I got all of this from washing hands. Wild, right? But not really. The thoughts always come, even when you do not want them to. My brain is always on, always working. Much like a mama. Washing hands can be just a quiet, normal part of our everyday lives. But not for me. There’s power in those quiet details.
In channeling Toni Morrison for a bit, I wanted to exhibit an unapologetic exploration of Black Life, motherhood, and survival in a world that often wants to erase both.
See, I have a revolutionary heart coupled with the force of a mama’s love. I am going to love hard, and fight hard.
Thank you. I knew I saved this piece to read when I had the space to really take it in, and I’m glad I did. One quote that stands out to me:
“The moments of tenderness ground me, give me the strength to fight harder for the future I want for him. Activism doesn’t always have to be loud; it can be quiet and persistent, like a mother’s love, which keeps going despite all the odds.”
"In activism, there’s always the need to push for change, to confront systems, to fight for the future. But with mama, the fight is more internal, because you want to hold the beauty of your child’s innocence without being swallowed by the overwhelming realities that threaten to take that from him. It’s a balance between urgency and patience, between protecting and preparing."
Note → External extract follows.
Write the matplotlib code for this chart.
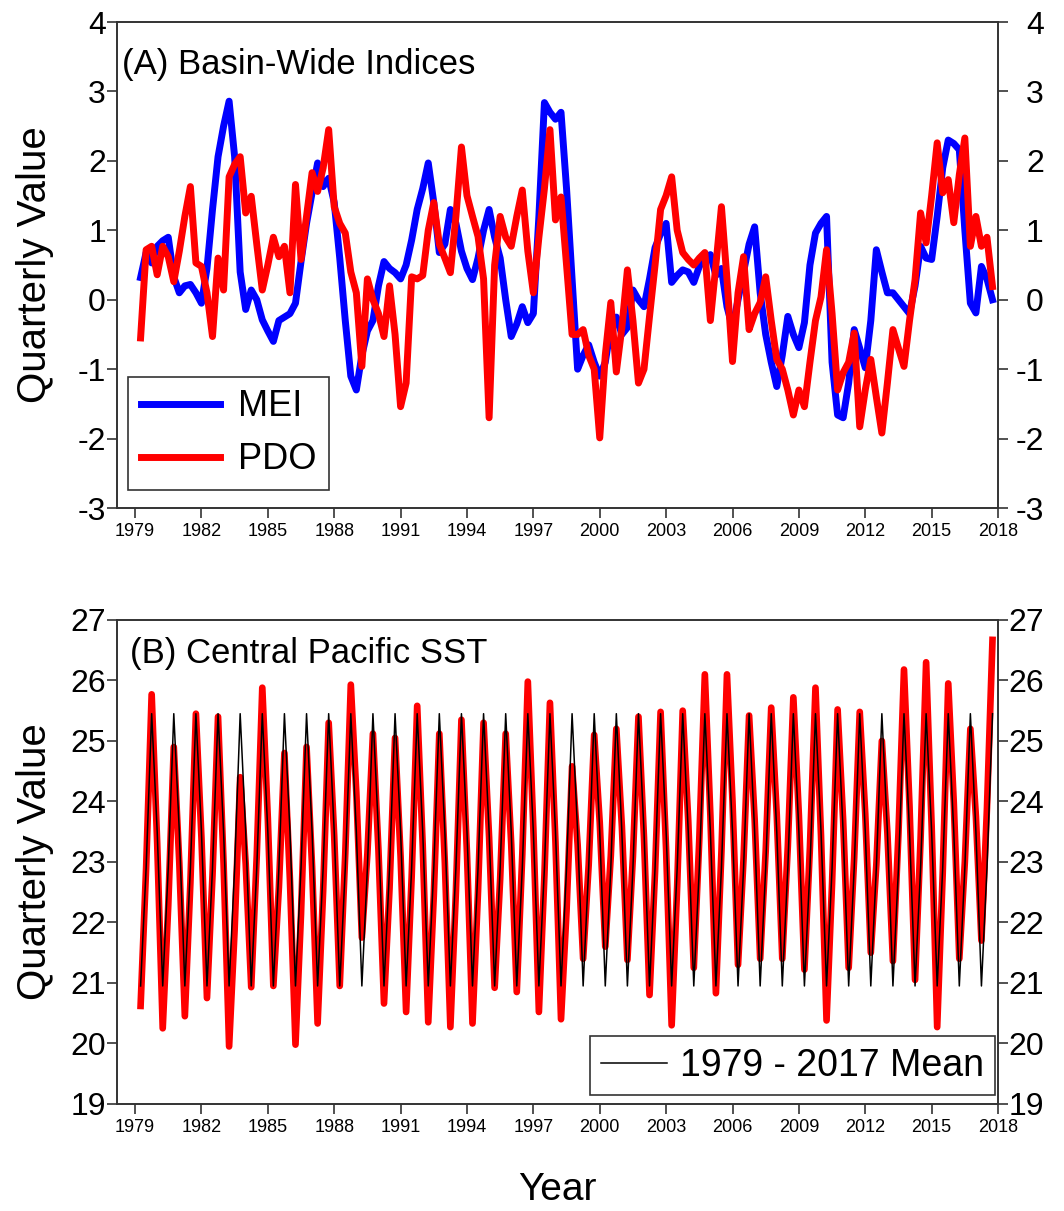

Is White mama of a female child with Down syndrome, I feel this quote above. It resonates; however, anything I have ever felt or known does not begin to rise to the level of what you have seen, felt or known. I honor you, I see you, I ache for the struggle you encounter from all sides. I have been that mama bear, and there were times when the path looked, felt, was so challenging, but there was always that White privilege. I know it--you know it. There are times when I read your essays and I just want to lift some of the load for you.